There are some comparisons to photoshop, that if i created a deep fake with photoshop that I'm liable not Adobe. If photoshop had a "upload to X" button, and I created CSM using photoshop and hit the button to upload to X directly, is now Adobe now liable?
What am I missing?
Because Grok and X aren't even doing the most basic filtering they could do to pretend to filter out CSAM.
What Reddit did get a lot of negative public publicity for were subreddits focused on sharing non-explicit photos of minors, but with loads of sexually charged comments. The images themselves, nobody would really object to in isolation, but the discussions surrounding the images were all lewd. So not CSAM, but still creepy and something Reddit tightly decided it didn't want on the site.
Mmkay.
https://en.wikipedia.org/wiki/Twitter_under_Elon_Musk#Child_...

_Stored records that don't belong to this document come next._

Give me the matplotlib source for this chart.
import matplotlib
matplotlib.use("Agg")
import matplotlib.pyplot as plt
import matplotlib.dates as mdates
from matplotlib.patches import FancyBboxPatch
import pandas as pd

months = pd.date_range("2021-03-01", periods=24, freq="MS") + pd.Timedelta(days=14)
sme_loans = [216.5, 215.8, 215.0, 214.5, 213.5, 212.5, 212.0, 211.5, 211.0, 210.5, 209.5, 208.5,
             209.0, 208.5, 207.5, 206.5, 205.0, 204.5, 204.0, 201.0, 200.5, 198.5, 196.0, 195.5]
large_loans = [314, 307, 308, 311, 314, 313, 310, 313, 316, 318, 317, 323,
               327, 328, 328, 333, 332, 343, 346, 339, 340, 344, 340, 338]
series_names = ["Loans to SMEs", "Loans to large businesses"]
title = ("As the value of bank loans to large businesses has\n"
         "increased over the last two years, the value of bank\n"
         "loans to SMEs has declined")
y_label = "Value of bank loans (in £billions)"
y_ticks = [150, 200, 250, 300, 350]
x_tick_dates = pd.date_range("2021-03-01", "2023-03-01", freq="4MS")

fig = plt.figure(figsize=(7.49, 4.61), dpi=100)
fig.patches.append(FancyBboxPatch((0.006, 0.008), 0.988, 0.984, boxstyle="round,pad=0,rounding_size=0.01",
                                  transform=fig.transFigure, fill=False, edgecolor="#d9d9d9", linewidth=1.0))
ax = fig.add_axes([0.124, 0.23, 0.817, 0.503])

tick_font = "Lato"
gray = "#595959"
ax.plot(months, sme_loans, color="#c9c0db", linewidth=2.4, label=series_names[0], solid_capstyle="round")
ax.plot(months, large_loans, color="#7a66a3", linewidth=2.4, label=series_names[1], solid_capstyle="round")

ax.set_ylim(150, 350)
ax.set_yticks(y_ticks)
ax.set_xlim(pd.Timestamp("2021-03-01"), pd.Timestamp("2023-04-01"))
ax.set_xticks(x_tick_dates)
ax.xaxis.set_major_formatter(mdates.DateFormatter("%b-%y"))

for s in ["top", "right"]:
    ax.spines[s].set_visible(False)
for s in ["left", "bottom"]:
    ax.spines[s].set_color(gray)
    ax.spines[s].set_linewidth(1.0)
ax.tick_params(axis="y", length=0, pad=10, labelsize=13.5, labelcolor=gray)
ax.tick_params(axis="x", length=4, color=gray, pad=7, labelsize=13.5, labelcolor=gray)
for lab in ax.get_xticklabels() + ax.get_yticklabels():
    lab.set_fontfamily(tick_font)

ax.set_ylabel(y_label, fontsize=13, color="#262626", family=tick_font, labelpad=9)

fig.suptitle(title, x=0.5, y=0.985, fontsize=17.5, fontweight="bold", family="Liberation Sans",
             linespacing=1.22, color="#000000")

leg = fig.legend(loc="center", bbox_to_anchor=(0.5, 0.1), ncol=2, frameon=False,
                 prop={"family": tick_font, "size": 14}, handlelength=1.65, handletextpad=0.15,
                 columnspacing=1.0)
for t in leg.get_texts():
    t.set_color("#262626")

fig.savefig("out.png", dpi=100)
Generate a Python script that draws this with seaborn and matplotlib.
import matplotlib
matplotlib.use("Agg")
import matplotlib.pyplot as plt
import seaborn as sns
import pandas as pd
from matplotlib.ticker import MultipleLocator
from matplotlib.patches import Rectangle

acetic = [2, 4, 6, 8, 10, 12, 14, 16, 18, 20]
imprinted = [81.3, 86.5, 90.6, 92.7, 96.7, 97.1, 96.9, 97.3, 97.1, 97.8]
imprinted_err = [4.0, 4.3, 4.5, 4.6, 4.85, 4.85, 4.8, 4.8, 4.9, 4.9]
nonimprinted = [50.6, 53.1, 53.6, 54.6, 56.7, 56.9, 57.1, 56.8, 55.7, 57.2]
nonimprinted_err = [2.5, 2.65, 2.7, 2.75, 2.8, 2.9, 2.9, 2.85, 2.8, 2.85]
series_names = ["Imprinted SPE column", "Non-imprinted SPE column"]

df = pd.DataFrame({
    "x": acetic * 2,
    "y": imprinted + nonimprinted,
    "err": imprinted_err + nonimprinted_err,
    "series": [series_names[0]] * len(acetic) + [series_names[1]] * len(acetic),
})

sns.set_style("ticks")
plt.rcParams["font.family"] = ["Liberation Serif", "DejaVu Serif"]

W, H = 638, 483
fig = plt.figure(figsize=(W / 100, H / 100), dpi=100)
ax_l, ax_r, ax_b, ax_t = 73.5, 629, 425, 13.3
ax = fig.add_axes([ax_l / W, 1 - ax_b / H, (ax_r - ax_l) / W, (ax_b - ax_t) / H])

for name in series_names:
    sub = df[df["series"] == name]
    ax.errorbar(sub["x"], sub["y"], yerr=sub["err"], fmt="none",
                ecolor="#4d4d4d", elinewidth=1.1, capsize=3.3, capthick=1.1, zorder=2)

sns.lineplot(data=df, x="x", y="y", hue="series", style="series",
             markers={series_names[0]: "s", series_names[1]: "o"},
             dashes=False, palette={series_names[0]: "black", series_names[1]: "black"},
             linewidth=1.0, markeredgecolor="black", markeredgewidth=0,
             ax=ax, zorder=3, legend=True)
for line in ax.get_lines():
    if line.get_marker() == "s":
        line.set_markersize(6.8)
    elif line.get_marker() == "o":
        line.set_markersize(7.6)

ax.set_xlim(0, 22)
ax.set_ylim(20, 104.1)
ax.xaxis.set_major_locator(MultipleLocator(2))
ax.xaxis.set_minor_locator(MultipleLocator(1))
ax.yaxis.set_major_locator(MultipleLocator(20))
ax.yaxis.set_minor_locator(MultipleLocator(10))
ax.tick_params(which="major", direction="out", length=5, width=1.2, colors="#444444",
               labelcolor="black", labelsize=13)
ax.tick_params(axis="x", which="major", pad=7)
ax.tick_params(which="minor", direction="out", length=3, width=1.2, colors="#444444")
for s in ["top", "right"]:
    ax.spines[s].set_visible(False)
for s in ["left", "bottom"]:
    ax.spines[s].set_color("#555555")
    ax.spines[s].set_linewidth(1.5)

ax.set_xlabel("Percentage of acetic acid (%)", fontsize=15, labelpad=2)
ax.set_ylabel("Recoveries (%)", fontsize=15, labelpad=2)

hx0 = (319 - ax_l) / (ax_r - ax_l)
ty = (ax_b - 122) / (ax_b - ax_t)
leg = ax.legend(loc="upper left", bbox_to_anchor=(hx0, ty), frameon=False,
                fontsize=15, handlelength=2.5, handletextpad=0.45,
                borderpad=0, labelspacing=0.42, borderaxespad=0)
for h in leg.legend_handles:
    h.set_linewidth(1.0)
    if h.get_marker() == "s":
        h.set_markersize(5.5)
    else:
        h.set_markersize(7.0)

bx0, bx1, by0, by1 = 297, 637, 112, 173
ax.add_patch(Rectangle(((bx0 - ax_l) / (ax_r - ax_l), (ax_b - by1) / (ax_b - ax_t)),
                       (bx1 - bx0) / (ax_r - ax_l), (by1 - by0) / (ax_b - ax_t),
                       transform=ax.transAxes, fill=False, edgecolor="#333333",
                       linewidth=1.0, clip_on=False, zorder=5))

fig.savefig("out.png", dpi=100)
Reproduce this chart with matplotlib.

"As of June 2023, an investigation by the Stanford Internet Observatory at Stanford University reported "a lapse in basic enforcement" against child porn by Twitter within "recent months". The number of staff on Twitter's trust and safety teams were reduced, for example, leaving one full-time staffer to handle all child sexual abuse material in the Asia-Pacific region in November 2022."
"In 2024, the company unsuccessfully attempted to avoid the imposition of fines in Australia regarding the government's inquiries about child safety enforcement; X Corp reportedly said they had no obligation to respond to the inquiries since they were addressed to "Twitter Inc", which X Corp argued had "ceased to exist"."
If LLMs should have guardrails, why should open source ones be exempt? What about people hosting models on hugging face? WHat if you use a model both distributed by and hosted by hugging face.
LLMs are completely different to programming languages or even Photoshop.
You can't type a sentence and within 10 seconds get images of CSAM with Photoshop. LLMs are also built on trained material, unlike the traditional tools in Photoshop. There have been plenty CSAM found in the training data sets, but shock-horror apparently not enough information to know "where it came from". There's a non-zero chance that this CSAM Grok is vomiting out is based on "real" CSAM of people being abused.
I mean even just calling it censorship is already trying to shove a particular bias into the picture. Is it government censorship that you aren't allowed to shout "fire!" in a crowded theater? Yes. Is that also a useful feature of a functional society? Also yes. Was that a "slippery slope"? Nope. Turns out people can handle that nuance just fine.
This seems to rest on false assumptions that: (1) legal liability is exclusive, and (2) investigation of X is not important both to X’s liability and to pursuing the users, to the extent that they would also be subject to liability.
X/xAI may be liable for any or all of the following reasons:
* xAI generated virtual child pornography with the likenesses of actual children, which is generally illegal, even if that service was procured by a third party.
* X and xAI distributed virtual child pornography with the likenesses of actual children, which is generally illegal, irrespective of who generated and supplied them.
* To the extent that liability for either of the first two bullet points would be eliminated or mitigated by absence of knowledge at the time of the prohibited content and prompt action when the actor became aware, X often punished users for the prompts proucing the virtual child pornography without taking prompt action to remove the xAI-generated virtual child pornography resulting from the prompt, demonstrating knowledge and intent.
* When the epidemic of grok-generated nonconsensual, including child, pornography drew attention, X and xAI responded by attempting to monetize the capacity by limiting the tool to only paid X subscribers, showing an attempt to commercially profit from it, which is, again, generally illegal.
That's the difference between a tool being used to commit crimes and a tool specifically designed to commit crimes.